Rents Will Be Pushed Up By Stamp Duty Charge

Tenants face paying more in rent because of stamp duty reforms on buy to let properties, says the Association of Residential Letting Agents (ARLA).

In their latest report, the Association says that 57% of its members say rents for tenants will rise after the stamp duty hike comes into effect with landlords having to push their increased costs onto tenants.
In addition, 52% of letting agents have seen an increase in buyers wanting to invest in buy to let property and beat the stamp duty deadline.

When questioned further, 63% of letting agents say that the supply of buy to let property will fall after the stamp duty deadline passes in April, after that landlords will be slowly forced from the market.

Stamp duty changes will hit small landlords


ARLA’s managing director, David Cox, said: “The stamp duty changes will hit small landlords and also institutional investors and our members report landlords are rushing to snap-up buy to let properties but it’s likely that we will see the market fall like a stone after April and, probably, it will not pick up again until 2017.
“This will almost certainly mean rents will increase as supply drops and competition intensifies for the limited availability of property.”

Mr Cox added: “Some landlords will withdraw from the buy to let market but those who can take the extra stamp duty hit will raise rents to cover their extra costs.
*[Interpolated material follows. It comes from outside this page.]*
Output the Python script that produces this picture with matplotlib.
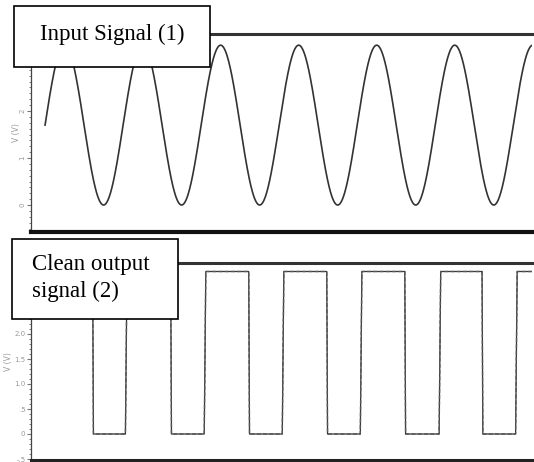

We are concerned that government rhetoric of helping people onto the housing ladder does not tally with their continuing to target the rental market.”
He pointed out that the demand for private rented homes continues to grow around the country and the supply is now ‘an issue in most parts’.

The report from ARLA also highlights that buy to let property demand rose by 19% in February with each letting agent having 37 new prospective tenants signing up with them and the number of properties to rent on their books grew from 172 in January to 176 in February.

Buy to let landlords push mortgage demand


Meanwhile, private residential landlords are said to be behind a big surge in enquiries about mortgages as the impact of buy to let tax changes hit home.

The study carried out by Nottingham Building Society reveals landlords are asking how they can improve their existing mortgage deal and others are wanting to expand their portfolio.

The building society says that 35% of mortgage brokers are reporting an increase in the number of landlords making enquiries, with 42% of brokers saying they’ve received enquiries about landlords remortgaging and 31% say landlords are looking to expand their property portfolio.

The report also reveals that landlords with property in London are the most likely to sell some of their portfolio while landlords in the North East are the least likely.